── Data block

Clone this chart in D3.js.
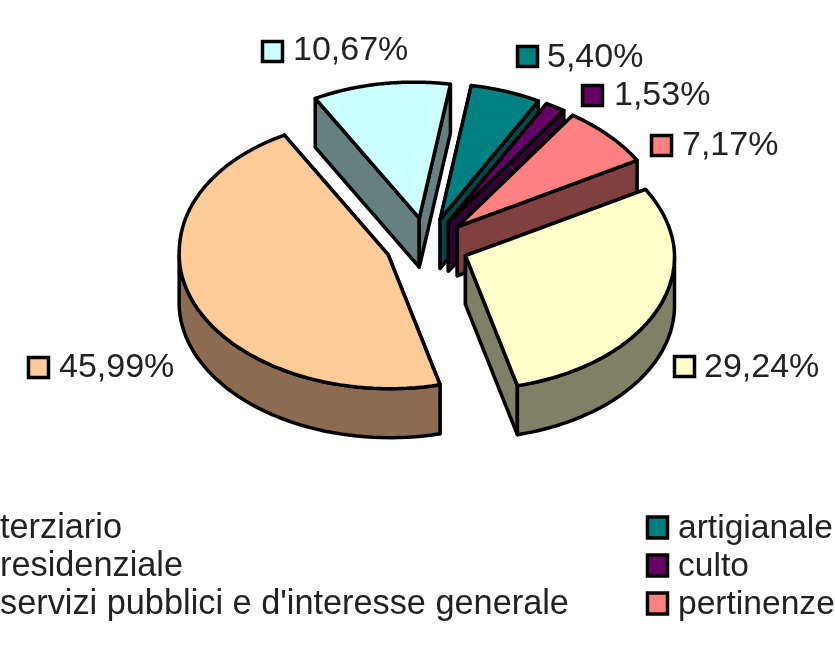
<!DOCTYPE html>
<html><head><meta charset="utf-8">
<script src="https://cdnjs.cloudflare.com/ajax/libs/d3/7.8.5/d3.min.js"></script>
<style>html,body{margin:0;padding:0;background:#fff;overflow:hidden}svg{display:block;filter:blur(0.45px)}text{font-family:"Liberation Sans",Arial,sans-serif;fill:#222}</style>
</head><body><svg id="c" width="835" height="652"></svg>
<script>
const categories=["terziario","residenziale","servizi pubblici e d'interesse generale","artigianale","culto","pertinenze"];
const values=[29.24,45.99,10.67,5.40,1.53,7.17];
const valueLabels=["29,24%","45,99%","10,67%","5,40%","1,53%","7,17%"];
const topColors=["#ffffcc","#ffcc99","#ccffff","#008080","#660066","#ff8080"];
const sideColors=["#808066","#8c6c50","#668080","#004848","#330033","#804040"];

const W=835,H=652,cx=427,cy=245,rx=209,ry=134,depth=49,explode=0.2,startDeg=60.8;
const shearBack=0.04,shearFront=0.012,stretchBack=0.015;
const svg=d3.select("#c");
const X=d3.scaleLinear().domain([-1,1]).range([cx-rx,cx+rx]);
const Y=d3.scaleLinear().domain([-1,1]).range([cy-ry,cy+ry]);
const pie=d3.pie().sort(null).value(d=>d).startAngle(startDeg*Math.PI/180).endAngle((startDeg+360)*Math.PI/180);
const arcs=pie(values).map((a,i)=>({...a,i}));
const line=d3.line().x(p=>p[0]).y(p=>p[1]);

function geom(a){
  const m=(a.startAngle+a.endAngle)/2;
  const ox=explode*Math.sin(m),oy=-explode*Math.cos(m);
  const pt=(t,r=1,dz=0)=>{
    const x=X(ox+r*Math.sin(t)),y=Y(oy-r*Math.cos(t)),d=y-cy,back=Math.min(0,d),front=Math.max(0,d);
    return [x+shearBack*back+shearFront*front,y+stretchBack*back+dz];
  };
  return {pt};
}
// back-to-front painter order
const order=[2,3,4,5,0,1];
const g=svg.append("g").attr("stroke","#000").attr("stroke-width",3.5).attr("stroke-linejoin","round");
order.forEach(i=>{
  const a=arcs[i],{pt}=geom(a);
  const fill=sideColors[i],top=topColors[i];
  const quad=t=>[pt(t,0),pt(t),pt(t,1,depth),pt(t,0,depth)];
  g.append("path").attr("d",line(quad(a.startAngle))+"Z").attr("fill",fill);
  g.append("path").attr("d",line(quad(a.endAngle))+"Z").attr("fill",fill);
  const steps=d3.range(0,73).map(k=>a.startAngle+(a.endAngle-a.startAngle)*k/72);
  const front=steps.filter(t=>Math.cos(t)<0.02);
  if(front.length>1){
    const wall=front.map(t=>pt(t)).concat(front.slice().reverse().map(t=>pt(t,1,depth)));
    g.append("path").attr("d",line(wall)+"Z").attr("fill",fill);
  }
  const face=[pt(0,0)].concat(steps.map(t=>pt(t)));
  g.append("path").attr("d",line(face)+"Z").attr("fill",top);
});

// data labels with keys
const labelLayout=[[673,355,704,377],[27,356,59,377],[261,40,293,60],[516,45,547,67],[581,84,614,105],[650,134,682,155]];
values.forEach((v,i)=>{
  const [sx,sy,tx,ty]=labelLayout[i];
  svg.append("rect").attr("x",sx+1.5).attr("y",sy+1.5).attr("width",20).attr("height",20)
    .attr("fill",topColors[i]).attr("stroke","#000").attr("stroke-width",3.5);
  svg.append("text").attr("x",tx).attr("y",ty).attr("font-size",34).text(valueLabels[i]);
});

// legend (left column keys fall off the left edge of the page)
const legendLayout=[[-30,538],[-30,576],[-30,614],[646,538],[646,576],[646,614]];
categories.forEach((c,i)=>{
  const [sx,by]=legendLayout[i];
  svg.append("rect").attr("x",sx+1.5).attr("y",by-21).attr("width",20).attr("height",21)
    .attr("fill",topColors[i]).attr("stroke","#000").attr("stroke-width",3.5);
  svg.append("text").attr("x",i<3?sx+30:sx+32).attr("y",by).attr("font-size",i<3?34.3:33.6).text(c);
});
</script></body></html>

────

### [To do]
Leave out the pictures and restate, word for word, the lines from the top of the data through the line containing "const line=d3.line().x(p=>p[0]).y(p=>p[1]);", both included.

### [In response]
Clone this chart in D3.js.
<!DOCTYPE html>
<html><head><meta charset="utf-8">
<script src="https://cdnjs.cloudflare.com/ajax/libs/d3/7.8.5/d3.min.js"></script>
<style>html,body{margin:0;padding:0;background:#fff;overflow:hidden}svg{display:block;filter:blur(0.45px)}text{font-family:"Liberation Sans",Arial,sans-serif;fill:#222}</style>
</head><body><svg id="c" width="835" height="652"></svg>
<script>
const categories=["terziario","residenziale","servizi pubblici e d'interesse generale","artigianale","culto","pertinenze"];
const values=[29.24,45.99,10.67,5.40,1.53,7.17];
const valueLabels=["29,24%","45,99%","10,67%","5,40%","1,53%","7,17%"];
const topColors=["#ffffcc","#ffcc99","#ccffff","#008080","#660066","#ff8080"];
const sideColors=["#808066","#8c6c50","#668080","#004848","#330033","#804040"];

const W=835,H=652,cx=427,cy=245,rx=209,ry=134,depth=49,explode=0.2,startDeg=60.8;
const shearBack=0.04,shearFront=0.012,stretchBack=0.015;
const svg=d3.select("#c");
const X=d3.scaleLinear().domain([-1,1]).range([cx-rx,cx+rx]);
const Y=d3.scaleLinear().domain([-1,1]).range([cy-ry,cy+ry]);
const pie=d3.pie().sort(null).value(d=>d).startAngle(startDeg*Math.PI/180).endAngle((startDeg+360)*Math.PI/180);
const arcs=pie(values).map((a,i)=>({...a,i}));
const line=d3.line().x(p=>p[0]).y(p=>p[1]);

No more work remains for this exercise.